September 13, 1994|By Los Angeles Times

ABOARD THE CHANDELEUR in the Florida Straits -- Day and night, the flimsy craft and their desperate crews kept popping up on the horizon, bobbing on the waves like the bedraggled remnants of some long-lost armada.

"At this moment I am a free man," declared an exhausted, drenched and exhilarated Sergio Denis Sanchez, after he and three others were pulled to safety aboard this Coast Guard cutter from their dubious conveyance of inner tubes, wood planks and metal rods.

In recent days, hundreds of Cubans anxious to beat Havana's deadline of today for illicit departures have headed for these treacherous waters in a frenzied last-ditch effort to leave their beleaguered island. They left even though most knew that they would be taken to the U.S. naval base at Guantanamo Bay on Cuba's southeastern shore and would have little chance of reaching the United States.

The weekend volume did not match last month's record levels, but it did produce a sudden surge in the numbers of those rescued.

"This is one chance in a lifetime," said Jose Manuel Ramirez, 30, a truck driver from Havana. He embraced his wife, Marisol Sardinas, when the two were safely aboard the Chandeleur, one of a flotilla of Coast Guard cutters busily scooping rafters from the seas.

"I've already wasted most of my youth in a Cuba without opportunities," Mr. Ramirez noted, "and I don't want to waste any more time."

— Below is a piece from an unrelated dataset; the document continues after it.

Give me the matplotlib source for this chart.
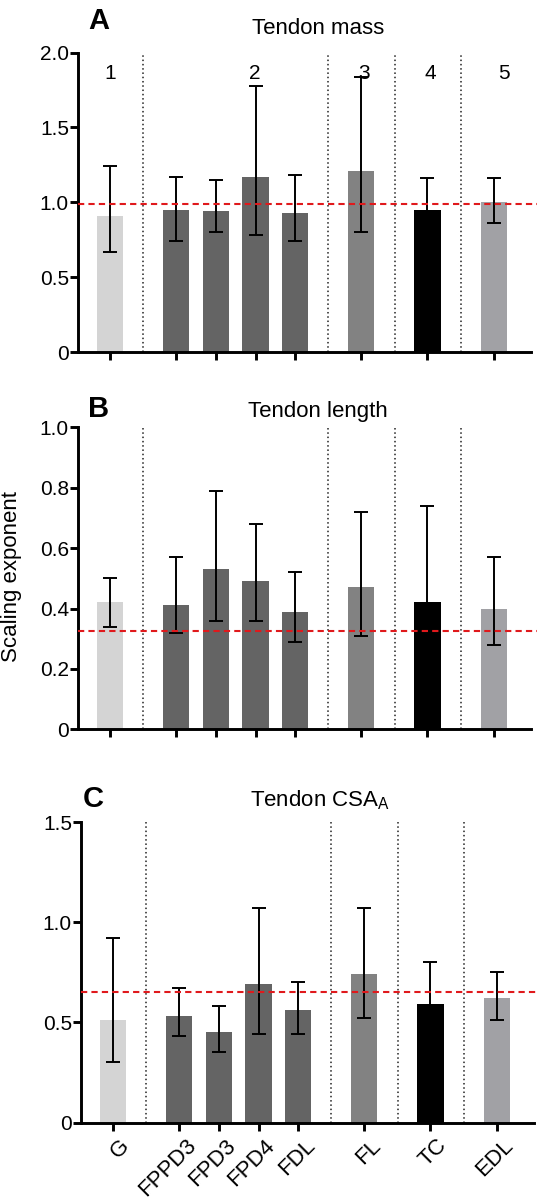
import matplotlib
matplotlib.use("Agg")
import matplotlib.pyplot as plt
import matplotlib.transforms as mtransforms
import numpy as np

plt.rcParams["font.family"] = ["Liberation Sans", "DejaVu Sans"]

# -----------------------------------------------------------------------
# Data (scaling exponents with 95% CI)
# -----------------------------------------------------------------------
muscles = ["G", "FPPD3", "FPD3", "FPD4", "FDL", "FL", "TC", "EDL"]
positions = [0, 1.667, 2.667, 3.667, 4.667, 6.333, 8.0, 9.667]
separators = [0.84, 5.5, 7.18, 8.84]
group_labels = ["1", "2", "3", "4", "5"]
group_label_x = [0, 3.65, 6.39, 8.07, 9.93]
bar_colours = ["#d4d4d4", "#646464", "#646464", "#646464", "#646464",
               "#828282", "#000000", "#a1a1a5"]

mass_exp = [0.91, 0.95, 0.94, 1.17, 0.93, 1.21, 0.95, 1.00]
mass_lo = [0.67, 0.74, 0.80, 0.78, 0.74, 0.80, 0.74, 0.86]
mass_hi = [1.24, 1.17, 1.15, 1.78, 1.18, 1.84, 1.16, 1.16]
mass_ref = 0.99

length_exp = [0.42, 0.41, 0.53, 0.49, 0.39, 0.47, 0.42, 0.40]
length_lo = [0.34, 0.32, 0.36, 0.36, 0.29, 0.31, 0.30, 0.28]
length_hi = [0.50, 0.57, 0.79, 0.68, 0.52, 0.72, 0.74, 0.57]
length_ref = 0.325

csa_exp = [0.51, 0.53, 0.45, 0.69, 0.56, 0.74, 0.59, 0.62]
csa_lo = [0.30, 0.43, 0.35, 0.44, 0.44, 0.52, 0.45, 0.51]
csa_hi = [0.92, 0.67, 0.58, 1.07, 0.70, 1.07, 0.80, 0.75]
csa_ref = 0.65

W, H = 539, 1201
LABEL_SIZE = 15


def px_axes(fig, left, top, bottom, width=459):
    # pixel box (from top-left of the image) -> figure fraction
    return fig.add_axes([left / W, 1 - bottom / H, width / W, (bottom - top) / H])


def draw_panel(fig, ax, vals, lo, hi, ref, ymax, yticks, yticklabels,
               title, title_xy, letter, letter_xy):
    vals = np.array(vals)
    yerr = [vals - np.array(lo), np.array(hi) - vals]
    ax.bar(positions, vals, width=0.66, color=bar_colours, zorder=2)
    ax.errorbar(positions, vals, yerr=yerr, fmt="none", ecolor="black",
                elinewidth=1.4, capsize=4.7, capthick=1.4, zorder=3)
    for s in separators:
        ax.axvline(s, color="#222222", linestyle=(0, (1, 1.8)), linewidth=1.1, zorder=1)
    ax.axhline(ref, color="#e0191c", linestyle=(0, (3, 2)), linewidth=1.5, zorder=4)

    ax.set_xlim(-0.806, 10.76)
    ax.set_ylim(0, ymax)
    ax.set_yticks(yticks)
    ax.set_yticklabels(yticklabels)
    ax.set_xticks(positions)
    ax.set_xticklabels([])
    ax.spines["top"].set_visible(False)
    ax.spines["right"].set_visible(False)
    ax.spines["left"].set_linewidth(2.1)
    ax.spines["bottom"].set_linewidth(2.1)
    ax.spines["bottom"].set_bounds(-0.806, 10.6)
    ax.tick_params(axis="both", width=2.1, length=5.5, labelsize=LABEL_SIZE,
                   direction="out")
    ax.tick_params(axis="y", pad=1)
    fig.text(title_xy[0] / W, 1 - title_xy[1] / H, title, fontsize=16,
             ha="center", va="baseline")
    fig.text(letter_xy[0] / W, 1 - letter_xy[1] / H, letter, fontsize=21,
             fontweight="bold", ha="center", va="baseline")


fig = plt.figure(figsize=(W / 100, H / 100), dpi=100)

ax_a = px_axes(fig, 78, 52.5, 352.5)
ax_b = px_axes(fig, 78, 427.3, 729.3)
ax_c = px_axes(fig, 81, 822.3, 1122.5)

draw_panel(fig, ax_a, mass_exp, mass_lo, mass_hi, mass_ref, 2.0,
           [0, 0.5, 1.0, 1.5, 2.0], ["0", "0.5", "1.0", "1.5", "2.0"],
           "Tendon mass", (318, 33.5), "A", (98.5, 29))
for lab, xc in zip(group_labels, group_label_x):
    ax_a.text(xc, 1.86, lab, fontsize=LABEL_SIZE, ha="center", va="center")

draw_panel(fig, ax_b, length_exp, length_lo, length_hi, length_ref, 1.0,
           [0, 0.2, 0.4, 0.6, 0.8, 1.0], ["0", "0.2", "0.4", "0.6", "0.8", "1.0"],
           "Tendon length", (318, 417), "B", (99, 417))

draw_panel(fig, ax_c, csa_exp, csa_lo, csa_hi, csa_ref, 1.5,
           [0, 0.5, 1.0, 1.5], ["0", "0.5", "1.0", "1.5"],
           r"Tendon CSA$_\mathregular{A}$", (320, 806.7), "C", (93, 807))
ax_c.set_xticklabels(muscles, rotation=45, ha="right", rotation_mode="anchor",
                     fontsize=16)
shift = mtransforms.ScaledTranslation(6 / 100, 0, fig.dpi_scale_trans)
for lbl in ax_c.get_xticklabels():
    lbl.set_transform(lbl.get_transform() + shift)

fig.text(11.5 / W, 1 - 577 / H, "Scaling exponent", rotation=90, fontsize=16,
         ha="center", va="center")

fig.savefig("out.png", dpi=100)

Elena Sanchez, four sons, a nephew and a dozen others shoved off from Bacuranao beach in Havana Saturday morning, after the announcement in Cuba that illicit rafters would have until today to clear out before their vessels would be confiscated.

"We knew we had to act quickly," explained Ms. Sanchez, whose group used a modified rowboat outfitted with a Chevrolet automobile engine -- one of the bewildering array of ingenious contraptions employed by the rafting masses.

The sense of urgency was conveyed over and over again by those pulled from the waters since the United States and Cuba reached an agreement Friday aimed a ending the chaotic exodus, which has seen more than 30,000 Cubans take to the seas in the past six weeks and has created a policy crisis for the White House.

The fate of the rescued Cubans remains uncertain.

The Washington-Havana accord makes no special allowance for the more than 26,000 intercepted Cuban rafters being held in makeshift camps at Guantanamo. Those detainees will have to apply for U.S. entry in Cuba, U.S. officials have said, though there is no mechanism to repatriate them.

The same "apply in Havana" policy applies to the 1,555 Cubans pulled from the Straits Saturday and Sunday, many spurred by the Cuban deadline. Rafters generally have indicated resolute resistance against returning to Cuba, where many fear that they would face reprisals. Moreover, few want to go back to a nation where bleak economic prospects and fierce political repression prompted them to take to the seas in a hazardous roll of the dice of personal fortune.

"I'd prefer to die than go back to Cuba," said Ernesto Gonzalez, 26, who was among a group of seven men and one woman aboard a raft plucked from the ocean in yesterday's pre-dawn hours. "We have no prospects there," said Mr. Gonzalez, who noted that he was trained as a medical technician in Cuba but had to scramble for work as a shoemaker.

Also rescued was Lazaro Benitez, a 42-year-old father of two from Havana who said that he was granted a much-cherished visa to go to the United States two years ago. However, Mr. Benitez added, Cuban police later arrived at his home and confiscated his passport.

Like others, Mr. Benitez expressed pessimism that many rafters -- even if they did somehow return to Cuba -- would ever be allowed to leave the island again.

"They won't let us leave but none of us have a future in Cuba," he said.

Ricardo Camilo Lopez, who said he was granted a visa to go to the United States in 1991 but was never permitted to depart, agreed.

"I'll never get out," said Mr. Lopez. He said that he was trained as a theoretical physicist in Cuba and East Germany but could find work only as a garbage man because of his opposition to the Fidel Castro regime.

The Chandeleur is one of 40 of the sturdy, 110-foot cutters that have been the workhorses of the massive search-and-rescue operation. The vessels have been brought from as far away as Maine and Washington state to bolster Coast Guard resources in Key West, the rescue nerve center. Officials are hopeful that this recent surge represents the death throes of a migrant flow that is now virtually closed down.